AIM =
Only the lines from the start of the data through the line containing "Chart.register(...registerables);" should be written out, exactly as they are, with both ends included and the pictures left out.

INFORMATION SHOWN =
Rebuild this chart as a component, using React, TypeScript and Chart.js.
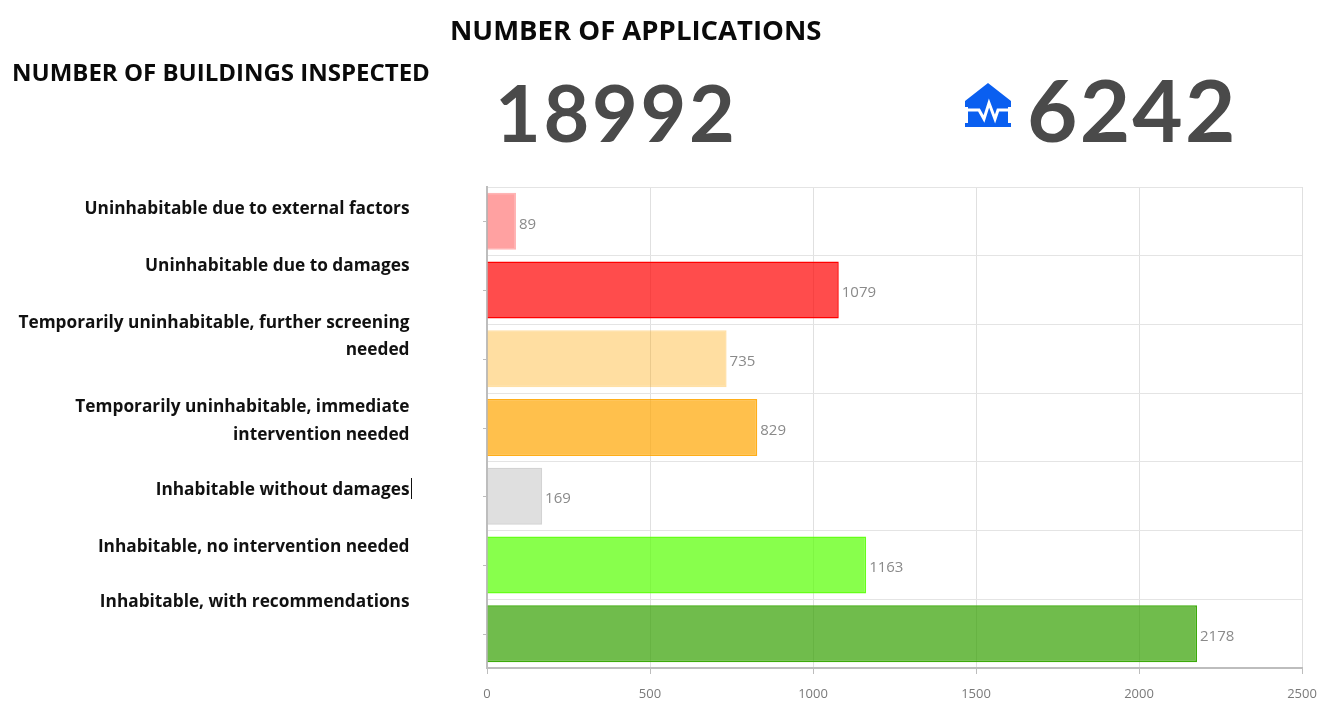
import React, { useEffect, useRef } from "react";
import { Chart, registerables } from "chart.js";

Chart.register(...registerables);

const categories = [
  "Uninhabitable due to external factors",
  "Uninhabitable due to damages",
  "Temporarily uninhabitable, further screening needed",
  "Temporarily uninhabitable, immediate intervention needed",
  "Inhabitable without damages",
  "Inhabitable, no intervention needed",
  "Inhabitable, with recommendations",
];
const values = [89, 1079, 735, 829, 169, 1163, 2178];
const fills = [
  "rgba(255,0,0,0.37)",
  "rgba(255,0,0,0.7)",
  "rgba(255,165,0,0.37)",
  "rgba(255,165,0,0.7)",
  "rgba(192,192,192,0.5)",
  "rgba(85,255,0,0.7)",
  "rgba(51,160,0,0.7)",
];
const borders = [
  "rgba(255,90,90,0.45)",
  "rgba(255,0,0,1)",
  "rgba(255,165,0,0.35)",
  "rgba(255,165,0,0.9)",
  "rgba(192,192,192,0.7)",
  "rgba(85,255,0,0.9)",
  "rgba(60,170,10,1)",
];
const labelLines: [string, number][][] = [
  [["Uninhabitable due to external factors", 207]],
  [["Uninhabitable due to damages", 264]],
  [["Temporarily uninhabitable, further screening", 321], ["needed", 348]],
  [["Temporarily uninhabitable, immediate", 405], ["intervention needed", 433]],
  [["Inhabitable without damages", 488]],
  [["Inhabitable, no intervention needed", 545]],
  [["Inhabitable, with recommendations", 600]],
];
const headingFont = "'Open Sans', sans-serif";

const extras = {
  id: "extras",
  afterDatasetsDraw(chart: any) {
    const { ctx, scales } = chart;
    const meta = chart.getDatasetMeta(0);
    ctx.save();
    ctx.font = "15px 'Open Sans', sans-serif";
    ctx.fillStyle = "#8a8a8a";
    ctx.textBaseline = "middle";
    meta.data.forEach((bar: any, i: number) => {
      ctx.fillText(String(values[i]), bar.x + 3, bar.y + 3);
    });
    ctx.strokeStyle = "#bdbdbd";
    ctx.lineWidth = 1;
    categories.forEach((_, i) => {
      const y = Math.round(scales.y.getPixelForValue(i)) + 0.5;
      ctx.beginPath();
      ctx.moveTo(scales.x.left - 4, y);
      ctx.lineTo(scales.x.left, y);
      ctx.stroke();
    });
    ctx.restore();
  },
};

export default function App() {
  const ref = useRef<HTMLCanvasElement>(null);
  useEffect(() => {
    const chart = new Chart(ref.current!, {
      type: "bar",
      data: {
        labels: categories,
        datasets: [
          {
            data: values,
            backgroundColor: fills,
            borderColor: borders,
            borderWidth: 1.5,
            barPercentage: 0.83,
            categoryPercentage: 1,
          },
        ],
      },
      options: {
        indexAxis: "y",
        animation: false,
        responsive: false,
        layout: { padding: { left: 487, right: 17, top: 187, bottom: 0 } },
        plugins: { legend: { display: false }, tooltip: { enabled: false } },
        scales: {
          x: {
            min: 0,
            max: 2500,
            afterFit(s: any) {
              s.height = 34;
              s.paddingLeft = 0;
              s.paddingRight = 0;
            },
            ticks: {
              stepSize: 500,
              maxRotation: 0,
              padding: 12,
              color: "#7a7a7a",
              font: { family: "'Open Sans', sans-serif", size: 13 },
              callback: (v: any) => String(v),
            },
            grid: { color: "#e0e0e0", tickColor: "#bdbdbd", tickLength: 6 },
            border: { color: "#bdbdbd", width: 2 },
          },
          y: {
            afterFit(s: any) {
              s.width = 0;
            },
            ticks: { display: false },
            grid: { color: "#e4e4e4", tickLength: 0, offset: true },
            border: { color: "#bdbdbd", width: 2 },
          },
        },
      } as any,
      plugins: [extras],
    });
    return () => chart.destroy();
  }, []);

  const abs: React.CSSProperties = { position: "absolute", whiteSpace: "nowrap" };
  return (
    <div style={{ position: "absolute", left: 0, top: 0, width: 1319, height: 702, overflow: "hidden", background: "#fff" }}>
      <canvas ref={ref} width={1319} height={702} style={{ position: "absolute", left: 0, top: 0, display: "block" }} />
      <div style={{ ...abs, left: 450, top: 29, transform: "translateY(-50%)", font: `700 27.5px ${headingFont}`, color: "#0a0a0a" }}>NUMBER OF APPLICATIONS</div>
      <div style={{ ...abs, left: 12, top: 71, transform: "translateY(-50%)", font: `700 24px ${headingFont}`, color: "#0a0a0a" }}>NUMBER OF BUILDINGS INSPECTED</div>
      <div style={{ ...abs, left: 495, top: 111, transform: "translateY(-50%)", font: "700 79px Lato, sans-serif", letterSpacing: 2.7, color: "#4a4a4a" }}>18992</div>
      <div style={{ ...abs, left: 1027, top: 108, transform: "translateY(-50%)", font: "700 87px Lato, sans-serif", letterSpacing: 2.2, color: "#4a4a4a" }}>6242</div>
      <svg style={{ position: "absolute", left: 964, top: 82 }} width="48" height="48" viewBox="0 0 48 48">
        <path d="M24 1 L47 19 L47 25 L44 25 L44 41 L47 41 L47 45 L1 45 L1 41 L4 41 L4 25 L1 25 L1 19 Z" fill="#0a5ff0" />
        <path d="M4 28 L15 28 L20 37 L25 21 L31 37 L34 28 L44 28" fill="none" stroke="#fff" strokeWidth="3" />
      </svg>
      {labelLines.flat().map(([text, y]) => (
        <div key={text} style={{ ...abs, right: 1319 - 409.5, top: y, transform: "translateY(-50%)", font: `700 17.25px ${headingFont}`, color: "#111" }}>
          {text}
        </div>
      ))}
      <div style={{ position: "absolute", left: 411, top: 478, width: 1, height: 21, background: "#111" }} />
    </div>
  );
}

OUTPUT BELOW =
Rebuild this chart as a component, using React, TypeScript and Chart.js.
import React, { useEffect, useRef } from "react";
import { Chart, registerables } from "chart.js";

Chart.register(...registerables);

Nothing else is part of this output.